The table below describes each field:
Field | Description |
---|---|
Modeling mode | The modeling mode, which influences the blueprints DataRobot chooses to train. Comprehensive Autopilot, the default, runs all repository blueprints on the maximum Autopilot sample size to provide the most accurate similarity groupings. |
Optimization metric | Defines how DataRobot scores clustering models. For clustering experiments, Silhouette score is the only supported metric. |
Training feature list | Defines the subset of features that DataRobot uses to build models. |
Set the number of clusters¶
DataRobot trains multiple models, one for each algorithm that supports setting a fixed number of clusters (such as K-Means or Gaussian Mixture Model). The number trained is based on what is specified in Number of clusters, with default values based on the number of rows in the dataset.
For example, if the numbers are set as in the image above, DataRobot runs clustering algorithms using 3, 5, 7, 10 clusters.
To customize the number of clusters that DataRobot trains, expand Show additional automation settings and enter values within the provided range.
When settings are complete, click Next and Start modeling.
Anomaly detection¶
Anomaly detection, also referred to as outlier or novelty detection, is an application of unsupervised learning. It can be used, for example, in cases where there are thousands of normal transactions with a low percentage of abnormalities, such as network and cyber security, insurance fraud, or credit card fraud. Although supervised methods are very successful at predicting these abnormal, minority cases, it can be expensive and very time-consuming to label the relevant data. See the feature considerations for important information about working with anomaly detection.
Configure anomaly detection¶
To set up an anomaly detection experiment, set the Learning type to Anomaly detection. No target feature is required.
Field | Description |
---|---|
Modeling mode | The modeling mode, which influences the blueprints DataRobot chooses to train. Quick Autopilot, the default, provide a base set of models that build and provide insights quickly. |
Optimization metric | Defines how DataRobot scores clustering models. For anomaly detection experiments, Synthetic AUC is the default, and recommended, metric. |
Training feature list | Defines the subset of features that DataRobot uses to build models. |
When settings are complete, click Next and Start modeling.
Unsupervised insights¶
After you start modeling, DataRobot populates the Leaderboard with models as they complete. The following table describes the insights available for unsupervised anomaly detection (AD) and clustering for predictive experiments.
Insight | Anomaly detection | Clustering |
---|---|---|
Blueprint | Y | Y |
Feature Effects | Y | Y |
Feature Impact | Y | Y |
Prediction Explanations* | Y | N |
Cluster Insights** | N | Y |
* XEMP only and Classic only
** Time-aware only
Feature considerations¶
Unsupervised learning availability is license-dependent:
Feature | Predictive | Date/time partitioned | Time series |
---|---|---|---|
Anomaly detection | Generally available | Generally available | Premium (time series license) |
Clustering | Premium (Clustering license) | Not available | Premium (time series license) |
Clustering considerations¶
When using clustering, consider the following:
- Datasets for clustering projects must be less than 5GB.
-
The following is not supported:
- Relational data (summarized categorical features, for example)
- Word Clouds
- Feature Discovery projects
- Prediction Explanations
- Scoring Code
- Composable ML
-
Clustering models can be deployed to dedicated prediction servers, but Portable Prediction Servers (PPS) and monitoring agents are not supported.

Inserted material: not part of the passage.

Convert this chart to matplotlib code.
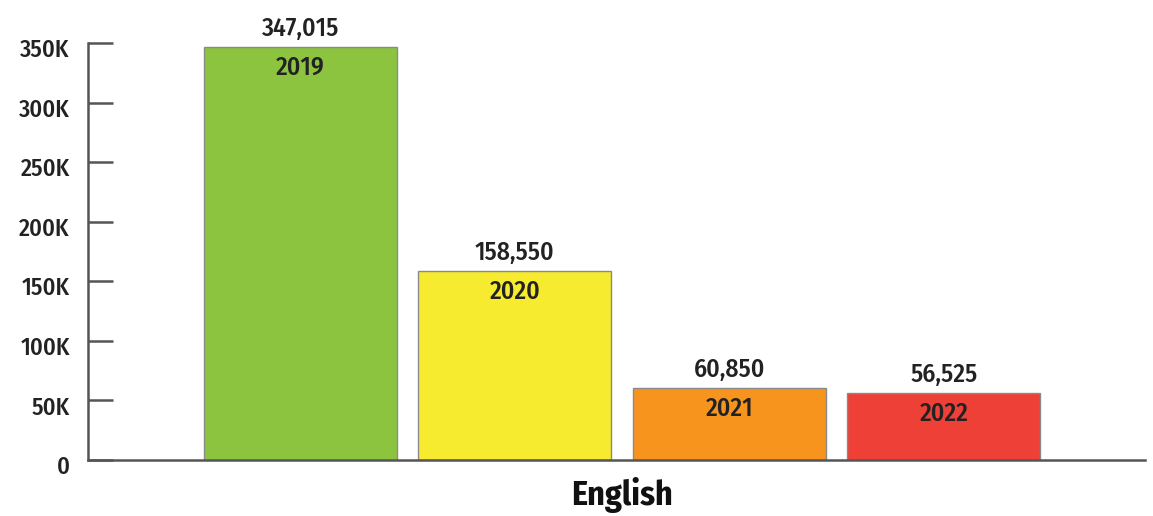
import matplotlib.pyplot as plt
from matplotlib.transforms import ScaledTranslation
import numpy as np

plt.rcParams['font.family'] = ['Fira Sans Condensed', 'PT Sans Narrow', 'DejaVu Sans']

years = ['2019', '2020', '2021', '2022']
values = [347015, 158550, 60850, 56525]
colors = ['#8cc43f', '#f6eb2f', '#f7941e', '#ee4036']
category = 'English'
yticks = [0, 50000, 100000, 150000, 200000, 250000, 300000, 350000]
ytick_labels = ['0', '50K', '100K', '150K', '200K', '250K', '300K', '350K']

fig = plt.figure(figsize=(11.53, 5.16), dpi=100)
ax = fig.add_axes([0.0763, 0.1085, 0.9167, 0.8082])

x = np.arange(len(years))
ax.bar(x, values, width=0.9, color=colors, edgecolor='#8a8a8a', linewidth=1.0, zorder=2)

# value above the bar, year just inside the top
for xi, v, yr in zip(x, values, years):
    ax.text(xi, v + 9200, f'{v:,}', ha='center', va='baseline', fontsize=18.5,
            fontweight='medium', color='#222222')
    ax.text(xi, v - 23500, yr, ha='center', va='baseline', fontsize=18.5,
            fontweight='medium', color='#222222')

ax.set_xlim(-0.99, 3.937)
ax.set_ylim(0, 350000)
ax.set_yticks(yticks)
ax.set_yticklabels(ytick_labels, fontsize=17.5, fontweight='medium', color='#222222')
ax.tick_params(axis='y', direction='in', length=18, width=1.8, color='#555555', pad=13)
off = ScaledTranslation(0, -5 / 100, fig.dpi_scale_trans)
for lab in ax.get_yticklabels():
    lab.set_transform(lab.get_transform() + off)

ax.set_xticks([1.5])
ax.set_xticklabels([category], fontsize=24.5, fontweight='bold', color='#111111')
ax.tick_params(axis='x', length=0, pad=12)

for s in ['top', 'right']:
    ax.spines[s].set_visible(False)
for s in ['left', 'bottom']:
    ax.spines[s].set_color('#555555')
    ax.spines[s].set_linewidth(1.8)

plt.savefig('out.png', dpi=100)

- The maximum number of clusters is 100.
Anomaly detection considerations¶
Consider the following when working with anomaly detection projects:
-
In the case of numeric missing values, DataRobot supplies the imputed median (which, by definition, is non-anomalous).
-
The higher the number of features in a dataset, the longer it takes DataRobot to detect anomalies and the more difficult it is to interpret results. If you have more than 1000 features, be aware that the anomaly score becomes difficult to interpret, making it potentially difficult to identify the root cause of anomalies.
-
If you train an anomaly detection model on greater than 1000 features, Insights in the Understand tab are not available. These include Feature Impact, Feature Effects, Prediction Explanations, Word Cloud, and Document Insights (if applicable).
-
Because anomaly scores are normalized, DataRobot labels some rows as anomalies even if they’re not too far away from normal. For training data, the most anomalous row will have a score of 1. For some models, test data and external data can have anomaly score predictions that are greater than 1 if the row is more anomalous than other rows in the training data.
-
Synthetic AUC is an approximation based on creating synthetic anomalies and inliers from the training data.
-
Synthetic AUC scores are not available for blenders that contain image features.
-
Feature Impact for anomaly detection models trained from DataRobot blueprints is always computed using SHAP. For anomaly detection models from user blueprints, Feature Impact is computed using the permutation-based approach.
-
Because time series anomaly detection is not yet optimized for pure text data anomalies, data must contain some numerical or categorical columns.
-
The following methods are implemented and tunable:
Method | Details |
---|---|
Isolation Forest |
|
Double Mean Absolute Deviation (MAD) |
|
One Class Support Vector Machine (SVM) |
|
Local outlier factor |
|
Mahalanobis Distance |
|
-
The following is not supported:
-
Projects with weights or offsets, including smart downsampling
-
Scoring Code
-
Anomaly detection does not consider geospatial data (that is, models will build but those data types will not be present in blueprints).
Additionally, for time series projects:
- Millisecond data is the lower limit of data granularity.
- Datasets must be less than 1GB.
- Some blueprints don’t run on purely categorical data.
- Some blueprints are tied to feature lists and expect certain features (e.g., Bollinger Band rolling must be run on a feature list with robust z-score features only).
- For time series projects with periodicity, because applying periodicity affects feature reduction/processing priorities, if there are too many features then seasonal features are also not included in Time Series Extracted and Time Series Informative Features lists.
Additionally, the time series considerations apply.